Diagram of CO2 absorption column process.
In actual industrial processes, the detection of residual CO2 is often expensive, so the CO2 concentration is predicted by other auxiliary variables. Table 1 provides a description of the auxiliary variables selected for the process, which include temperature, pressure, and liquid level.

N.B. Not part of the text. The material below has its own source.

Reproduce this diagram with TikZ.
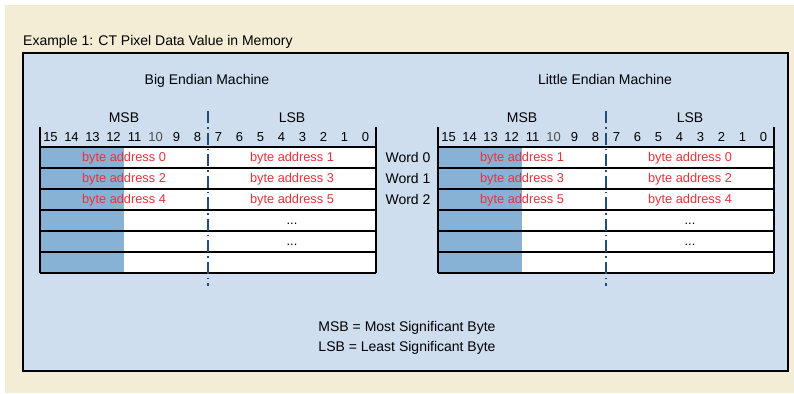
\documentclass[tikz,border=0pt]{standalone}
\usepackage{fontspec}
\setmainfont{Liberation Sans}
\definecolor{pagebg}{HTML}{F3EDD6}
\definecolor{panelbg}{HTML}{CEDEEF}
\definecolor{msbfill}{HTML}{88B1D6}
\definecolor{addrred}{HTML}{E8323C}
\definecolor{divblue}{HTML}{1F4E79}

\begin{document}
\begin{tikzpicture}[x=1pt,y=-1pt]
\tikzstyle{heading} = [font=\fontsize{14}{16}\selectfont, inner sep=0pt, anchor=base]
\tikzstyle{bitnum}  = [font=\fontsize{13}{15}\selectfont, inner sep=0pt, anchor=base]
\tikzstyle{addr}    = [font=\fontsize{12.8}{15}\selectfont, text=addrred, inner sep=0pt, anchor=base]
\tikzstyle{grid}    = [draw=black, line width=1.3pt]
\tikzstyle{divider} = [draw=divblue, line width=1.1pt, dash pattern=on 12pt off 4pt on 1.5pt off 4pt]

\useasboundingbox (0,0) rectangle (794,393);
\fill[pagebg] (5,5) rectangle (794,393);
\draw[fill=panelbg, line width=1.6pt] (23,53) rectangle (788,371);

\node (title) [heading, anchor=base west] at (23,46) {Example 1: CT Pixel Data Value in Memory};

% the two memory tables
\foreach \side/\dx/\mach in {big/0/Big Endian Machine, little/398/Little Endian Machine} {
  \begin{scope}[xshift=\dx pt]
    \node (\side-head) [heading] at (207,85) {\mach};
    \node (\side-msb)  [heading] at (124,122.5) {MSB};
    \node (\side-lsb)  [heading] at (292,122.5) {LSB};
    \fill[msbfill] (40,147) rectangle (124,273);
    \fill[white]   (124,147) rectangle (376,273);
    \foreach \r in {0,...,6}
      \draw[grid] (40,{147+21*\r}) -- (376,{147+21*\r});
    \draw[grid] (40,127) -- (40,273);
    \draw[grid] (376,127) -- (376,273);
    \draw[divider] (208,111) -- (208,286);
    \foreach \b/\c [count=\i from 0] in {15/black,14/black,13/black,12/black,11/black,10/black!70,9/black,8/black,
                                         7/black,6/black,5/black,4/black,3/black,2/black,1/black,0/black}
      \node (\side-bit\b) [bitnum, text=\c] at ({50.5+21*\i},141.5) {\b};
    \node (\side-dots1) [addr, text=black] at (292,224.5) {...};
    \node (\side-dots2) [addr, text=black] at (292,245.5) {...};
  \end{scope}
}

% byte addresses
\foreach \k/\hi/\lo in {0/0/1, 1/2/3, 2/4/5} {
  \node (big-hi\k)    [addr] at (124,{161.5+21*\k}) {byte address \hi};
  \node (big-lo\k)    [addr] at (292,{161.5+21*\k}) {byte address \lo};
  \node (little-hi\k) [addr] at (522,{161.5+21*\k}) {byte address \lo};
  \node (little-lo\k) [addr] at (690,{161.5+21*\k}) {byte address \hi};
  \node (word\k)      [heading] at (408,{162.5+21*\k}) {Word \k};
}

\node (note1) [heading] at (407,331) {MSB = Most Significant Byte};
\node (note2) [heading] at (407,351) {LSB = Least Significant Byte};
\end{tikzpicture}
\end{document}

Table 1. Description of the Process and Quality Variables in the CO2 Absorption Column Example.
| Tags | Descriptions |
|---|---|
| U1 | Pressure of process gas into E3 |
| U2 | Liquid level of Separator 2 |
| U3 | Temperature of barren liquor at E1 exit |
| U4 | Flow rate of barren liquor to CO2 Absorption Column |
| U5 | Flow rate of half deficient liquor to CO2 Absorption Column |
| U6 | Temperature of process gas at exit of Separator 2 |
| U7 | Differential pressure of process gas at entrance of CO2 Absorption Column |
| U8 | Temperature of rich liquor at exit of CO2 Absorption Column |
| U9 | Liquid level of CO2 Absorption Column |
| U10 | High level alarming of Separator 1 |
| U11 | Pressure of process gas at the exit |
| Y | Concentration of residual CO2 in process gas |
This case data set is collected from the actual data in the database, and 4250 samples are collected and divided into the training data set and testing data set, where the number of training data set samples is 3000, and the rest are testing data set samples. The software environment used is as follows: OS, Windows 10 Home (64-bit); CPU, 11th Gen Intel Core i5-11400H (2.70 GHz); GPU, NVIDIA GeForce RTX 3050; RAM, 16.0GB.
For the training of the SA-BiLSTM model, the hyperparameters of the experimental model used for quality prediction are first defined. The hyperparameters were selected using a grid search with learning rates ranging from 10–5 to 10–2, small batch sizes ranging from 16 to 128 with an interval of 16, and the number of neurons searched from 64 to 256 with an interval of 10. Second, the historical quality window size was determined to range from 1 to 5 after using a trial-and-error method. The window T size ranged from 1 to 10. The final determination of the SA-BiLSTM network hyperparametric hidden neurons H = 65, initial learning rate γ = 0.001, small batch size B = 64. To maintain the convergence of the model, the number of epochs E = 200 is set, but the model tends to overfit as the number of iterations increases. To prevent the occurrence of overfitting, the L2 regular parameter λ = 0.001 and the historical quality window z = 5, after which the operation is executed according to Algorithm 1.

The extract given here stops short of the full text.